** What you are asked to do **
Give every line back verbatim, dropping all images.

** Information supplied **

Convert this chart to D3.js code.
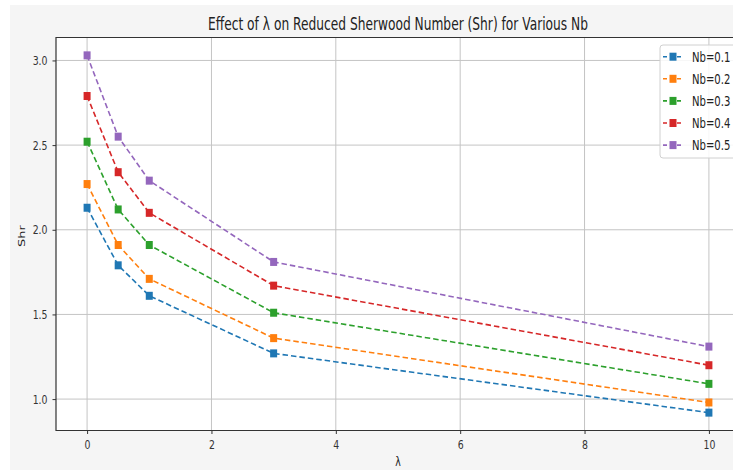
<!DOCTYPE html>
<html>
<head>
<meta charset="utf-8">
<script src="https://cdn.jsdelivr.net/npm/d3@7"></script>
<style>
  body { margin: 0; background: #fff; }
  svg { display: block; font-family: "DejaVu Sans", sans-serif; }
</style>
</head>
<body>
<svg id="chart" width="733" height="470"></svg>
<script>
// values
const lambdas = [0, 0.5, 1, 3, 10];
const nbLabels = ["Nb=0.1", "Nb=0.2", "Nb=0.3", "Nb=0.4", "Nb=0.5"];
const shrNb01 = [2.13, 1.79, 1.61, 1.27, 0.92];
const shrNb02 = [2.27, 1.91, 1.71, 1.36, 0.98];
const shrNb03 = [2.52, 2.12, 1.91, 1.51, 1.09];
const shrNb04 = [2.79, 2.34, 2.10, 1.67, 1.20];
const shrNb05 = [3.03, 2.55, 2.29, 1.81, 1.31];
const xTicks = [0, 2, 4, 6, 8, 10];
const yTicks = [1.0, 1.5, 2.0, 2.5, 3.0];

const COLORS = ["#1f77b4", "#ff7f0e", "#2ca02c", "#d62728", "#9467bd"];
const SX = 0.72;   // the picture is squeezed sideways, so is its text

const series = [shrNb01, shrNb02, shrNb03, shrNb04, shrNb05].map((vals, i) => ({
    name: nbLabels[i],
    color: COLORS[i],
    points: vals.map((v, j) => ({ x: lambdas[j], y: v }))
}));

const svg = d3.select("#chart");
const M = { left: 56, right: 740, top: 37.5, bottom: 430.5 };

svg.append("rect")
    .attr("x", 10).attr("y", 5)
    .attr("width", 723).attr("height", 465)
    .attr("fill", "#f5f5f5");

svg.append("rect")
    .attr("x", M.left).attr("y", M.top)
    .attr("width", M.right - M.left).attr("height", M.bottom - M.top)
    .attr("fill", "#fff");

// matplotlib style 5% margins
const xExt = d3.extent(lambdas);
const xPad = (xExt[1] - xExt[0]) * 0.05;
const x = d3.scaleLinear().domain([xExt[0] - xPad, xExt[1] + xPad]).range([M.left, M.right]);

const allY = series.flatMap((s) => s.points.map((p) => p.y));
const yExt = d3.extent(allY);
const yPad = (yExt[1] - yExt[0]) * 0.05;
const y = d3.scaleLinear().domain([yExt[0] - yPad, yExt[1] + yPad]).range([M.bottom, M.top]);

// grid
const grid = svg.append("g").attr("stroke", "#c4c4c4").attr("stroke-width", 1);
grid.selectAll(".gx").data(xTicks).enter().append("line")
    .attr("x1", (d) => x(d)).attr("x2", (d) => x(d))
    .attr("y1", M.top).attr("y2", M.bottom);
grid.selectAll(".gy").data(yTicks).enter().append("line")
    .attr("x1", M.left).attr("x2", M.right)
    .attr("y1", (d) => y(d)).attr("y2", (d) => y(d));

// axes
const xAxis = svg.append("g")
    .attr("transform", `translate(0,${M.bottom})`)
    .call(d3.axisBottom(x).tickValues(xTicks).tickFormat(d3.format("d")).tickSize(3.5).tickPadding(6));
const yAxis = svg.append("g")
    .attr("transform", `translate(${M.left},0)`)
    .call(d3.axisLeft(y).tickValues(yTicks).tickFormat(d3.format(".1f")).tickSize(3.5).tickPadding(4));

[xAxis, yAxis].forEach((ax) => {
    ax.select(".domain").remove();
    ax.selectAll(".tick line").attr("stroke", "#333");
    ax.selectAll(".tick text")
        .attr("fill", "#333")
        .style("font-size", "13px")
        .style("font-family", "DejaVu Sans, sans-serif");
});
yAxis.selectAll(".tick text")
    .attr("x", -8.5 / SX)
    .attr("transform", `scale(${SX},1)`);
xAxis.selectAll(".tick text").attr("transform", `scale(${SX},1)`);

// spines
svg.append("path")
    .attr("d", `M${M.right},${M.top}H${M.left}V${M.bottom}H${M.right}`)
    .attr("fill", "none")
    .attr("stroke", "#333")
    .attr("stroke-width", 1.2);

// lines + markers
const line = d3.line().x((d) => x(d.x)).y((d) => y(d.y));
const MS = 7;

const plot = svg.append("g");
series.forEach((s) => {
    plot.append("path")
        .datum(s.points)
        .attr("d", line)
        .attr("fill", "none")
        .attr("stroke", s.color)
        .attr("stroke-width", 1.6)
        .attr("stroke-dasharray", "5.5,3");
    plot.selectAll(null).data(s.points).enter().append("rect")
        .attr("x", (d) => x(d.x) - MS / 2)
        .attr("y", (d) => y(d.y) - (MS + 1) / 2)
        .attr("width", MS).attr("height", MS + 1)
        .attr("fill", s.color);
});

// title and axis labels
function label(txt, tx, ty, size, rot) {
    return svg.append("text")
        .attr("transform", `translate(${tx},${ty}) scale(${SX},1)` + (rot ? ` rotate(${rot})` : ""))
        .attr("text-anchor", "middle")
        .attr("fill", "#222")
        .style("font-size", size + "px")
        .text(txt);
}
label("Effect of λ on Reduced Sherwood Number (Shr) for Various Nb", (M.left + M.right) / 2, 29.5, 17);
label("Shr", 25, 236, 13, -90);
label("λ", (M.left + M.right) / 2, 466, 13);

// legend
const lg = svg.append("g").attr("transform", "translate(660,45)");
lg.append("rect")
    .attr("width", 90).attr("height", 113)
    .attr("rx", 3)
    .attr("fill", "#fff").attr("fill-opacity", 0.85)
    .attr("stroke", "#d0d0d0");
const entry = lg.selectAll(".entry").data(series).enter().append("g")
    .attr("transform", (d, i) => `translate(0,${11.7 + i * 22.1})`);
entry.append("line")
    .attr("x1", 3).attr("x2", 21)
    .attr("stroke", (d) => d.color)
    .attr("stroke-width", 1.6)
    .attr("stroke-dasharray", "4,3");
entry.append("rect")
    .attr("x", 13 - MS / 2).attr("y", -(MS + 1) / 2)
    .attr("width", MS).attr("height", MS + 1)
    .attr("fill", (d) => d.color);
entry.append("text")
    .attr("transform", `translate(32,4.8) scale(${SX},1)`)
    .attr("fill", "#222")
    .style("font-size", "14px")
    .text((d) => d.name);
</script>
</body>
</html>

** Response to the task **
Convert this chart to D3.js code.
<!DOCTYPE html>
<html>
<head>
<meta charset="utf-8">
<script src="https://cdn.jsdelivr.net/npm/d3@7"></script>
<style>
  body { margin: 0; background: #fff; }
  svg { display: block; font-family: "DejaVu Sans", sans-serif; }
</style>
</head>
<body>
<svg id="chart" width="733" height="470"></svg>
<script>
// values
const lambdas = [0, 0.5, 1, 3, 10];
const nbLabels = ["Nb=0.1", "Nb=0.2", "Nb=0.3", "Nb=0.4", "Nb=0.5"];
const shrNb01 = [2.13, 1.79, 1.61, 1.27, 0.92];
const shrNb02 = [2.27, 1.91, 1.71, 1.36, 0.98];
const shrNb03 = [2.52, 2.12, 1.91, 1.51, 1.09];
const shrNb04 = [2.79, 2.34, 2.10, 1.67, 1.20];
const shrNb05 = [3.03, 2.55, 2.29, 1.81, 1.31];
const xTicks = [0, 2, 4, 6, 8, 10];
const yTicks = [1.0, 1.5, 2.0, 2.5, 3.0];

const COLORS = ["#1f77b4", "#ff7f0e", "#2ca02c", "#d62728", "#9467bd"];
const SX = 0.72;   // the picture is squeezed sideways, so is its text

const series = [shrNb01, shrNb02, shrNb03, shrNb04, shrNb05].map((vals, i) => ({
    name: nbLabels[i],
    color: COLORS[i],
    points: vals.map((v, j) => ({ x: lambdas[j], y: v }))
}));

const svg = d3.select("#chart");
const M = { left: 56, right: 740, top: 37.5, bottom: 430.5 };

svg.append("rect")
    .attr("x", 10).attr("y", 5)
    .attr("width", 723).attr("height", 465)
    .attr("fill", "#f5f5f5");

svg.append("rect")
    .attr("x", M.left).attr("y", M.top)
    .attr("width", M.right - M.left).attr("height", M.bottom - M.top)
    .attr("fill", "#fff");

// matplotlib style 5% margins
const xExt = d3.extent(lambdas);
const xPad = (xExt[1] - xExt[0]) * 0.05;
const x = d3.scaleLinear().domain([xExt[0] - xPad, xExt[1] + xPad]).range([M.left, M.right]);

const allY = series.flatMap((s) => s.points.map((p) => p.y));
const yExt = d3.extent(allY);
const yPad = (yExt[1] - yExt[0]) * 0.05;
const y = d3.scaleLinear().domain([yExt[0] - yPad, yExt[1] + yPad]).range([M.bottom, M.top]);

// grid
const grid = svg.append("g").attr("stroke", "#c4c4c4").attr("stroke-width", 1);
grid.selectAll(".gx").data(xTicks).enter().append("line")
    .attr("x1", (d) => x(d)).attr("x2", (d) => x(d))
    .attr("y1", M.top).attr("y2", M.bottom);
grid.selectAll(".gy").data(yTicks).enter().append("line")
    .attr("x1", M.left).attr("x2", M.right)
    .attr("y1", (d) => y(d)).attr("y2", (d) => y(d));

// axes
const xAxis = svg.append("g")
    .attr("transform", `translate(0,${M.bottom})`)
    .call(d3.axisBottom(x).tickValues(xTicks).tickFormat(d3.format("d")).tickSize(3.5).tickPadding(6));
const yAxis = svg.append("g")
    .attr("transform", `translate(${M.left},0)`)
    .call(d3.axisLeft(y).tickValues(yTicks).tickFormat(d3.format(".1f")).tickSize(3.5).tickPadding(4));

[xAxis, yAxis].forEach((ax) => {
    ax.select(".domain").remove();
    ax.selectAll(".tick line").attr("stroke", "#333");
    ax.selectAll(".tick text")
        .attr("fill", "#333")
        .style("font-size", "13px")
        .style("font-family", "DejaVu Sans, sans-serif");
});
yAxis.selectAll(".tick text")
    .attr("x", -8.5 / SX)
    .attr("transform", `scale(${SX},1)`);
xAxis.selectAll(".tick text").attr("transform", `scale(${SX},1)`);

// spines
svg.append("path")
    .attr("d", `M${M.right},${M.top}H${M.left}V${M.bottom}H${M.right}`)
    .attr("fill", "none")
    .attr("stroke", "#333")
    .attr("stroke-width", 1.2);

// lines + markers
const line = d3.line().x((d) => x(d.x)).y((d) => y(d.y));
const MS = 7;

const plot = svg.append("g");
series.forEach((s) => {
    plot.append("path")
        .datum(s.points)
        .attr("d", line)
        .attr("fill", "none")
        .attr("stroke", s.color)
        .attr("stroke-width", 1.6)
        .attr("stroke-dasharray", "5.5,3");
    plot.selectAll(null).data(s.points).enter().append("rect")
        .attr("x", (d) => x(d.x) - MS / 2)
        .attr("y", (d) => y(d.y) - (MS + 1) / 2)
        .attr("width", MS).attr("height", MS + 1)
        .attr("fill", s.color);
});

// title and axis labels
function label(txt, tx, ty, size, rot) {
    return svg.append("text")
        .attr("transform", `translate(${tx},${ty}) scale(${SX},1)` + (rot ? ` rotate(${rot})` : ""))
        .attr("text-anchor", "middle")
        .attr("fill", "#222")
        .style("font-size", size + "px")
        .text(txt);
}
label("Effect of λ on Reduced Sherwood Number (Shr) for Various Nb", (M.left + M.right) / 2, 29.5, 17);
label("Shr", 25, 236, 13, -90);
label("λ", (M.left + M.right) / 2, 466, 13);

// legend
const lg = svg.append("g").attr("transform", "translate(660,45)");
lg.append("rect")
    .attr("width", 90).attr("height", 113)
    .attr("rx", 3)
    .attr("fill", "#fff").attr("fill-opacity", 0.85)
    .attr("stroke", "#d0d0d0");
const entry = lg.selectAll(".entry").data(series).enter().append("g")
    .attr("transform", (d, i) => `translate(0,${11.7 + i * 22.1})`);
entry.append("line")
    .attr("x1", 3).attr("x2", 21)
    .attr("stroke", (d) => d.color)
    .attr("stroke-width", 1.6)
    .attr("stroke-dasharray", "4,3");
entry.append("rect")
    .attr("x", 13 - MS / 2).attr("y", -(MS + 1) / 2)
    .attr("width", MS).attr("height", MS + 1)
    .attr("fill", (d) => d.color);
entry.append("text")
    .attr("transform", `translate(32,4.8) scale(${SX},1)`)
    .attr("fill", "#222")
    .style("font-size", "14px")
    .text((d) => d.name);
</script>
</body>
</html>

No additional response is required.